Yellowknife’s new manager of municipal enforcement says to expect more of a community policing approach from the city division.
Jennifer Hunt-Poitras, who took the role in May, on Monday told city councillors the division is planning a “cultural transformation” with a focus on community engagement and education over enforcement.
“Enforcement penalties and tickets are but one tool available to MED [the municipal enforcement division] in terms of achieving compliance with bylaws,” she said, adding they remain necessary.
Changes residents can expect, Hunt-Poitras said, include an increased presence in the community and plans to develop relationships with other law enforcement agencies, social service providers, and community members.

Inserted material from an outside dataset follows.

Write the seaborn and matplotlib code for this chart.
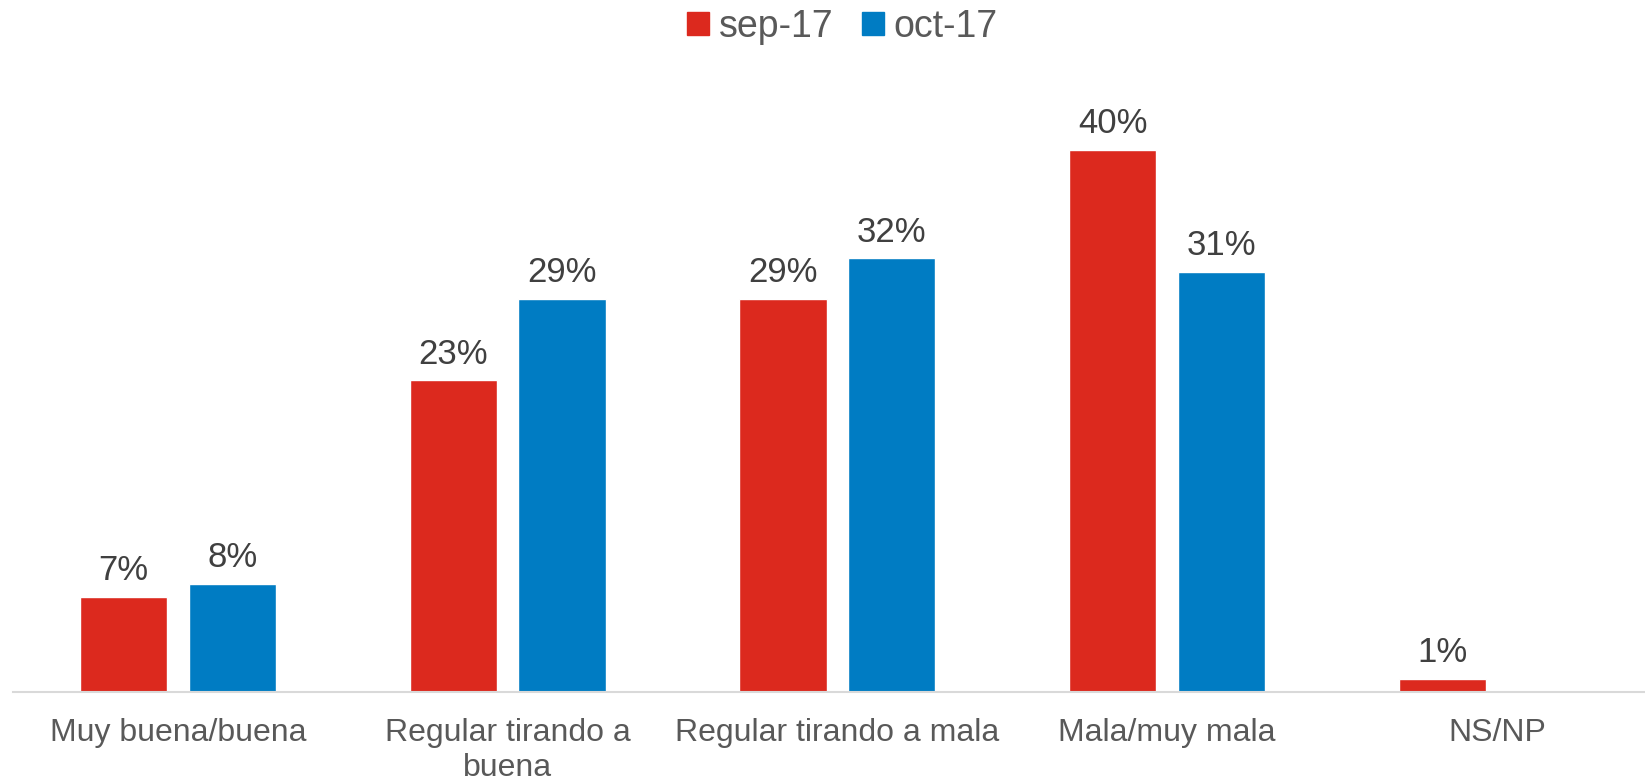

This approach will take into account the impacts of colonization, she said, while staff will receive training on trauma-informed de-escalation techniques and how to deal with people in crisis.
This approach aims to treat people “respectfully, equally, and impartially,” she explained. She hopes it will help increase trust between officers and community members.
Hunt-Poitras noted the change comes at a time when enforcement agencies across North America are under increased scrutiny and the expectations of enforcement are changing.
Councillor Shauna Morgan praised the changes, particularly the training for officers.
“It’s really exciting to see things moving forward in such a progressive way,” she said.
Councillor Niels Konge, however, raised concerns from some residents that they are required to make complaints before bylaw officers take action on some issues. He questioned whether there were plans to move from a complaints-based system to more active enforcement.
City administrator Sheila Bassi-Kellett said limited resources mean officers are proactive on issues related to public safety, like speeding in school zones, but some issues are addressed through complaints as needed.
“It’s very challenging for MED to be everywhere at once,” she said.
Konge noted some bylaws are rarely enforced and questioned if they should be “taken off the books.”
Kerry Penney, the city’s manager of legal services, said some bylaws are difficult to enforce – such as when dog owners don’t pick up after their pet – because officers need to have evidence, which requires catching people in the act.